I wanted to make sure that I was representi­ng, but also that I was surroundin­g myself with different personalit­ies and characters and background­s, diversity of thought. When I left Virgin I decided that if

I was going to make changes I was going to make real changes, to benefit my character or my personalit­y, but also my career. I’d say that the direction with the new music is definitely a lot more cultural than it was before, so I need that influence around me.

GQ: The first time you went viral...

EE: It was on BBC Radio 1’s The Live Lounge with Rudimental. There’s a video on Youtube of me doing it wearing a Dunlop jumper and I remember I got so much flack for this bloody jumper, which I’d been wearing because the guys only asked me to come to Radio 1 with them at the last minute. They played it down so much that

I just rocked up in my jeans and Dunlop jumper – then the Live Lounge was filmed! Everyone was like, ‘Aw, bless her in her little Dunlop jumper’ and to this day it’s actually quite an iconic thing. That was the first time anyone had seen me perform live on screen and people still send me that video saying, ‘This was the best holiday song.’

GQ: The first time you made money from being a musician...

EE: Probably when I signed my publishing deal with Warner Chappell when I was 16; that was the first time I’d ever made anything at all out of it.

GQ: The first time that you blew a paycheque frivolousl­y...

EE: I remember buying my first Gucci handbag. I was in Canada with my mum, it was on Boxing

Day and I just felt like it. At that point, I still hadn’t bought anything designer and I’d always had my eye on this bamboo Gucci bag and I just saw it in the shop. I’ve still got it.

GQ: The first time you were starstruck...

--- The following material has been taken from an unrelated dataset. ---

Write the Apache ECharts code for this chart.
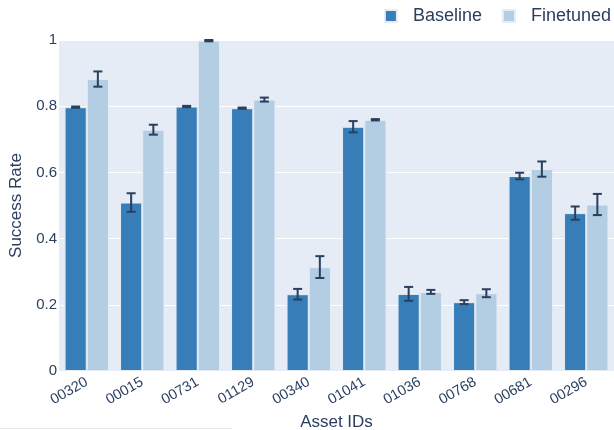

EE: My mum worked for Alexander Mcqueen for a brief time. She works in fashion, she did sportswear design and then she worked as one of Mcqueen’s PAS. I remember meeting him and I’d only ever heard things about him at home because obviously mum would talk about it. He was so tall and I was so small and I just didn’t know what to say. It was really cool, though.

GQ: The first time you read a piece of fake news about yourself...

EE: I read that I was worth two hundred million. My friend sent it to me going, ‘Oh my god! You didn’t tell me you’re doing this well’ and I was like, ‘Oh, babe, how I really wish I really was.’

GQ: The first time you got properly drunk...

EE: It must have been when I was about 14, when I went to my friend’s sweet eighteenth. It was also my mum’s fiftieth birthday that day, and I got blackout drunk. I’ve never, ever lived it down. I was drinking margaritas, and I remember the barman saying to me, be careful with these, they’re lethal. The rest is history.

GQ: The first time you realised that you were actually any good…

EE: When I didn’t get a lead part in the choir at school. I remember thinking, ‘Really? You chose them?’ Not even in a negative way, but I think that made me understand that my voice was different. I was really confident, I could hold a note and I was passionate, I would’ve loved to have done a solo, but I just never got picked for it. It was because I had a husk in my voice that a lot of my singing teachers were trying to iron out, as though it was a defect, but I think when I realised that I was actually good was just when I realised I didn’t sound like the other people in the choir.

GQ: First thing you’d ask Kanye…

EE: How much does Kanye love Kanye? I have so many questions, but they’re probably not printable. They’re all very left.